Given exercise:
Reproduce the listing below without changes, except that pictures are left out.

Charts and diagrams as code:
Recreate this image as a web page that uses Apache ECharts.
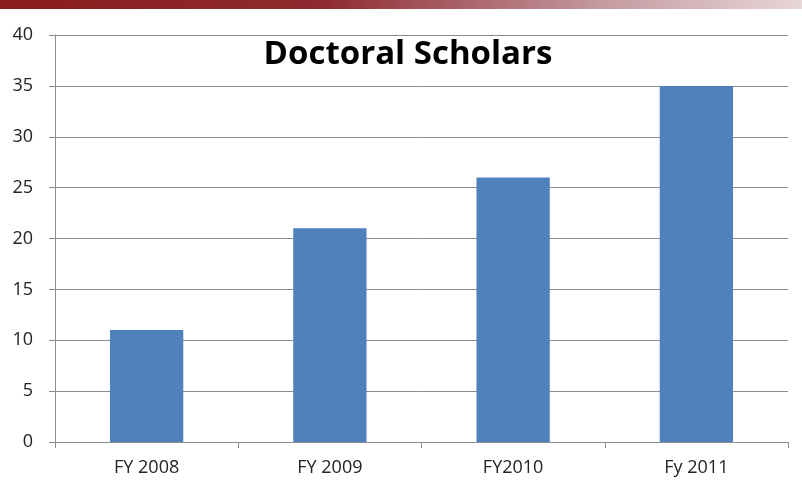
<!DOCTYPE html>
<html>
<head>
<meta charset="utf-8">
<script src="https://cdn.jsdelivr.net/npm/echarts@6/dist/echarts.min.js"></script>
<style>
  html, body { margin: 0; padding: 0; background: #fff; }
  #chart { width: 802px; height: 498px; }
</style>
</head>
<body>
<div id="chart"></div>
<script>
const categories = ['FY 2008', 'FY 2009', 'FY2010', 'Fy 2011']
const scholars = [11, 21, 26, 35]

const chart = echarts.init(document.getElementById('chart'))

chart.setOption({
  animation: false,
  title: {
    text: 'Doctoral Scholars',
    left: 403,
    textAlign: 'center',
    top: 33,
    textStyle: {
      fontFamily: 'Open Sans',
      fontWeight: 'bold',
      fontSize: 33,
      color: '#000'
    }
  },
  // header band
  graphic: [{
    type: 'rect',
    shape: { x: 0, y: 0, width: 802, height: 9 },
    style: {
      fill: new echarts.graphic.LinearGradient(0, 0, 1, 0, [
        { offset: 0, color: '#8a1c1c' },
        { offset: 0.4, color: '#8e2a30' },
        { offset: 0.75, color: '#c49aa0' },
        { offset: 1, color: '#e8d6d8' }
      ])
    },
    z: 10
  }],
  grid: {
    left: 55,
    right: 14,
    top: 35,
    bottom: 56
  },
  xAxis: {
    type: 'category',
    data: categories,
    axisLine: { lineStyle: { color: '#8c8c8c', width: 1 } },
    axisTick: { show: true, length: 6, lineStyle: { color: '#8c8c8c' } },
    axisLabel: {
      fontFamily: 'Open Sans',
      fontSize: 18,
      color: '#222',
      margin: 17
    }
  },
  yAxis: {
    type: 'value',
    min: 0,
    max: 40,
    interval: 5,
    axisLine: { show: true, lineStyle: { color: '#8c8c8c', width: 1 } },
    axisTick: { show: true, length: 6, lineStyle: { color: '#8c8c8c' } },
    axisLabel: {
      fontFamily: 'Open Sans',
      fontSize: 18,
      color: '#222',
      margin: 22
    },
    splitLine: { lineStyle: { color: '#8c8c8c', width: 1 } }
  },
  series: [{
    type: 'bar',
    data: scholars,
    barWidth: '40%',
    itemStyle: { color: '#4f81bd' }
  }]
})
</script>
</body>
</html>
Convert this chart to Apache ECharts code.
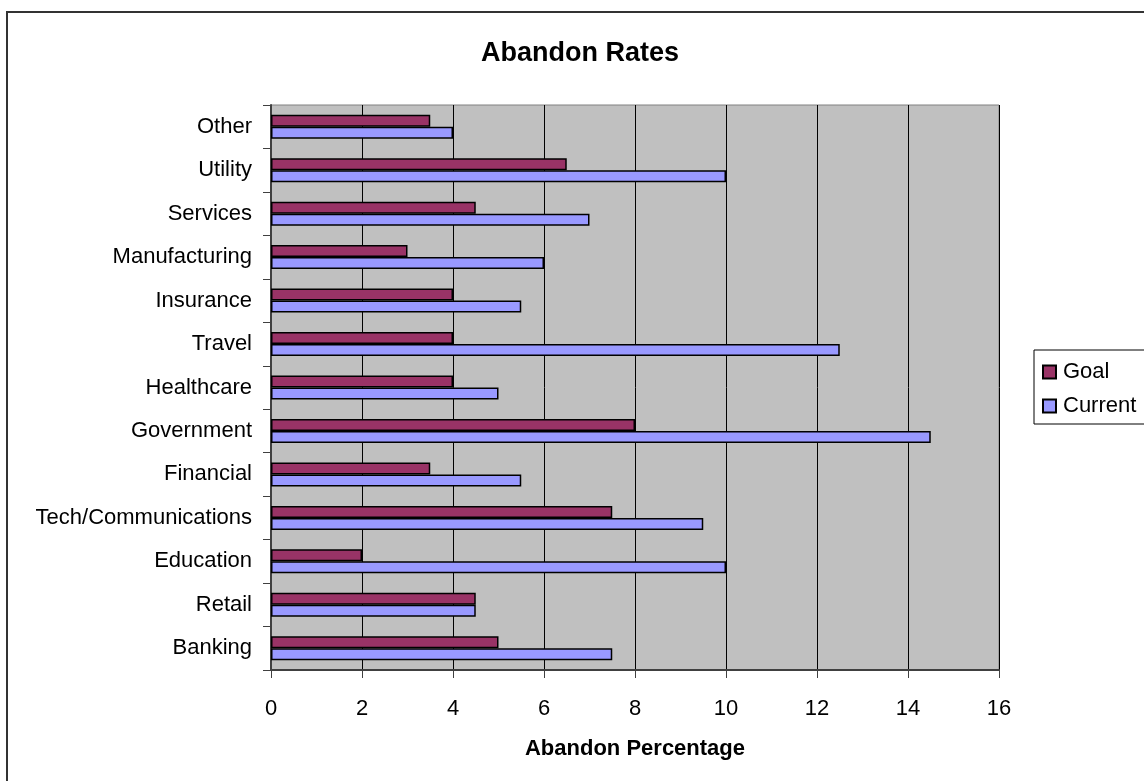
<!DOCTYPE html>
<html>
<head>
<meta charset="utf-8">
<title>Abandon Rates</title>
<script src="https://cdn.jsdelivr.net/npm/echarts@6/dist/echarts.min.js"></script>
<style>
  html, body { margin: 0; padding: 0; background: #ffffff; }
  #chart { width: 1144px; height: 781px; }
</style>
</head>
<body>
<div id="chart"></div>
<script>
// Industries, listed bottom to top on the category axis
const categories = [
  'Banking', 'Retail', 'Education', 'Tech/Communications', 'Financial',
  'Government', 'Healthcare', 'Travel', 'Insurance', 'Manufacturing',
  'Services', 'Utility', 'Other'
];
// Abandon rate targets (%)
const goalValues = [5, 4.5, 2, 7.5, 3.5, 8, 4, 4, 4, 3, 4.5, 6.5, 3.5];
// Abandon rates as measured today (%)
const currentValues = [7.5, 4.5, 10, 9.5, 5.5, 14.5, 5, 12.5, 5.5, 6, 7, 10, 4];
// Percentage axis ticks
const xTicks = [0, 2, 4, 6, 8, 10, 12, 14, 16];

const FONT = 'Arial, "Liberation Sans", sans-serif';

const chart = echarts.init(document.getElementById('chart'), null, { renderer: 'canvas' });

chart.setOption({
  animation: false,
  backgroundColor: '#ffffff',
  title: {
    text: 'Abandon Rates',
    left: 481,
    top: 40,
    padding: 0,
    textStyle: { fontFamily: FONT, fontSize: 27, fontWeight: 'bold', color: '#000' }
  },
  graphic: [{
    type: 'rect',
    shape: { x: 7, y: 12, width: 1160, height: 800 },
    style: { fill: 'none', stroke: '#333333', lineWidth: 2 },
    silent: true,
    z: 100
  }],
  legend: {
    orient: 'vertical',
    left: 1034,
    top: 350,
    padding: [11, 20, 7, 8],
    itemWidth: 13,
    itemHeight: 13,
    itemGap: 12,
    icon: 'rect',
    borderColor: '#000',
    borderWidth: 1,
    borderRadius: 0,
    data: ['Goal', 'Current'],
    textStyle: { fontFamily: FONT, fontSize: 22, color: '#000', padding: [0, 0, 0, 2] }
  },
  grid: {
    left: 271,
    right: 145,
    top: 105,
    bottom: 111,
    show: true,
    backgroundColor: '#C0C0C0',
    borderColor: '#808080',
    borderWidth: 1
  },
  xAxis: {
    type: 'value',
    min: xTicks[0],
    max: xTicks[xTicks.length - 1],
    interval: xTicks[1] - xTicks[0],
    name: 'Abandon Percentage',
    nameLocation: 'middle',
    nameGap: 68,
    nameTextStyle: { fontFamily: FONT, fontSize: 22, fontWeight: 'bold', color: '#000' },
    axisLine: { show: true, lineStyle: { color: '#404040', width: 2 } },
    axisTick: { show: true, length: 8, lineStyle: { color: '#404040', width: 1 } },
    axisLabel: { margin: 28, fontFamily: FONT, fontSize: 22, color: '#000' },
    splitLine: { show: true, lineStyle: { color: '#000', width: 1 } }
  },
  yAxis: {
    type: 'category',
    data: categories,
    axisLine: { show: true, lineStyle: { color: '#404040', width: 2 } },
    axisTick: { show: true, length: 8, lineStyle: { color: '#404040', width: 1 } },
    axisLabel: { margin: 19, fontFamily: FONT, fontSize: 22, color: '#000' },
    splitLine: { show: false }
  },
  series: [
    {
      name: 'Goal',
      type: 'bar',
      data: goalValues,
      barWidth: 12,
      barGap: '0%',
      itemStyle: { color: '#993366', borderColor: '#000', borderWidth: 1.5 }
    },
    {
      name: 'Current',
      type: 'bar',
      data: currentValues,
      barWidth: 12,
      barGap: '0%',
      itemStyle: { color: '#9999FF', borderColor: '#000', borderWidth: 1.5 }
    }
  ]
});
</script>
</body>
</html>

Task solution:
Recreate this image as a web page that uses Apache ECharts.
<!DOCTYPE html>
<html>
<head>
<meta charset="utf-8">
<script src="https://cdn.jsdelivr.net/npm/echarts@6/dist/echarts.min.js"></script>
<style>
  html, body { margin: 0; padding: 0; background: #fff; }
  #chart { width: 802px; height: 498px; }
</style>
</head>
<body>
<div id="chart"></div>
<script>
const categories = ['FY 2008', 'FY 2009', 'FY2010', 'Fy 2011']
const scholars = [11, 21, 26, 35]

const chart = echarts.init(document.getElementById('chart'))

chart.setOption({
  animation: false,
  title: {
    text: 'Doctoral Scholars',
    left: 403,
    textAlign: 'center',
    top: 33,
    textStyle: {
      fontFamily: 'Open Sans',
      fontWeight: 'bold',
      fontSize: 33,
      color: '#000'
    }
  },
  // header band
  graphic: [{
    type: 'rect',
    shape: { x: 0, y: 0, width: 802, height: 9 },
    style: {
      fill: new echarts.graphic.LinearGradient(0, 0, 1, 0, [
        { offset: 0, color: '#8a1c1c' },
        { offset: 0.4, color: '#8e2a30' },
        { offset: 0.75, color: '#c49aa0' },
        { offset: 1, color: '#e8d6d8' }
      ])
    },
    z: 10
  }],
  grid: {
    left: 55,
    right: 14,
    top: 35,
    bottom: 56
  },
  xAxis: {
    type: 'category',
    data: categories,
    axisLine: { lineStyle: { color: '#8c8c8c', width: 1 } },
    axisTick: { show: true, length: 6, lineStyle: { color: '#8c8c8c' } },
    axisLabel: {
      fontFamily: 'Open Sans',
      fontSize: 18,
      color: '#222',
      margin: 17
    }
  },
  yAxis: {
    type: 'value',
    min: 0,
    max: 40,
    interval: 5,
    axisLine: { show: true, lineStyle: { color: '#8c8c8c', width: 1 } },
    axisTick: { show: true, length: 6, lineStyle: { color: '#8c8c8c' } },
    axisLabel: {
      fontFamily: 'Open Sans',
      fontSize: 18,
      color: '#222',
      margin: 22
    },
    splitLine: { lineStyle: { color: '#8c8c8c', width: 1 } }
  },
  series: [{
    type: 'bar',
    data: scholars,
    barWidth: '40%',
    itemStyle: { color: '#4f81bd' }
  }]
})
</script>
</body>
</html>
Convert this chart to Apache ECharts code.
<!DOCTYPE html>
<html>
<head>
<meta charset="utf-8">
<title>Abandon Rates</title>
<script src="https://cdn.jsdelivr.net/npm/echarts@6/dist/echarts.min.js"></script>
<style>
  html, body { margin: 0; padding: 0; background: #ffffff; }
  #chart { width: 1144px; height: 781px; }
</style>
</head>
<body>
<div id="chart"></div>
<script>
// Industries, listed bottom to top on the category axis
const categories = [
  'Banking', 'Retail', 'Education', 'Tech/Communications', 'Financial',
  'Government', 'Healthcare', 'Travel', 'Insurance', 'Manufacturing',
  'Services', 'Utility', 'Other'
];
// Abandon rate targets (%)
const goalValues = [5, 4.5, 2, 7.5, 3.5, 8, 4, 4, 4, 3, 4.5, 6.5, 3.5];
// Abandon rates as measured today (%)
const currentValues = [7.5, 4.5, 10, 9.5, 5.5, 14.5, 5, 12.5, 5.5, 6, 7, 10, 4];
// Percentage axis ticks
const xTicks = [0, 2, 4, 6, 8, 10, 12, 14, 16];

const FONT = 'Arial, "Liberation Sans", sans-serif';

const chart = echarts.init(document.getElementById('chart'), null, { renderer: 'canvas' });

chart.setOption({
  animation: false,
  backgroundColor: '#ffffff',
  title: {
    text: 'Abandon Rates',
    left: 481,
    top: 40,
    padding: 0,
    textStyle: { fontFamily: FONT, fontSize: 27, fontWeight: 'bold', color: '#000' }
  },
  graphic: [{
    type: 'rect',
    shape: { x: 7, y: 12, width: 1160, height: 800 },
    style: { fill: 'none', stroke: '#333333', lineWidth: 2 },
    silent: true,
    z: 100
  }],
  legend: {
    orient: 'vertical',
    left: 1034,
    top: 350,
    padding: [11, 20, 7, 8],
    itemWidth: 13,
    itemHeight: 13,
    itemGap: 12,
    icon: 'rect',
    borderColor: '#000',
    borderWidth: 1,
    borderRadius: 0,
    data: ['Goal', 'Current'],
    textStyle: { fontFamily: FONT, fontSize: 22, color: '#000', padding: [0, 0, 0, 2] }
  },
  grid: {
    left: 271,
    right: 145,
    top: 105,
    bottom: 111,
    show: true,
    backgroundColor: '#C0C0C0',
    borderColor: '#808080',
    borderWidth: 1
  },
  xAxis: {
    type: 'value',
    min: xTicks[0],
    max: xTicks[xTicks.length - 1],
    interval: xTicks[1] - xTicks[0],
    name: 'Abandon Percentage',
    nameLocation: 'middle',
    nameGap: 68,
    nameTextStyle: { fontFamily: FONT, fontSize: 22, fontWeight: 'bold', color: '#000' },
    axisLine: { show: true, lineStyle: { color: '#404040', width: 2 } },
    axisTick: { show: true, length: 8, lineStyle: { color: '#404040', width: 1 } },
    axisLabel: { margin: 28, fontFamily: FONT, fontSize: 22, color: '#000' },
    splitLine: { show: true, lineStyle: { color: '#000', width: 1 } }
  },
  yAxis: {
    type: 'category',
    data: categories,
    axisLine: { show: true, lineStyle: { color: '#404040', width: 2 } },
    axisTick: { show: true, length: 8, lineStyle: { color: '#404040', width: 1 } },
    axisLabel: { margin: 19, fontFamily: FONT, fontSize: 22, color: '#000' },
    splitLine: { show: false }
  },
  series: [
    {
      name: 'Goal',
      type: 'bar',
      data: goalValues,
      barWidth: 12,
      barGap: '0%',
      itemStyle: { color: '#993366', borderColor: '#000', borderWidth: 1.5 }
    },
    {
      name: 'Current',
      type: 'bar',
      data: currentValues,
      barWidth: 12,
      barGap: '0%',
      itemStyle: { color: '#9999FF', borderColor: '#000', borderWidth: 1.5 }
    }
  ]
});
</script>
</body>
</html>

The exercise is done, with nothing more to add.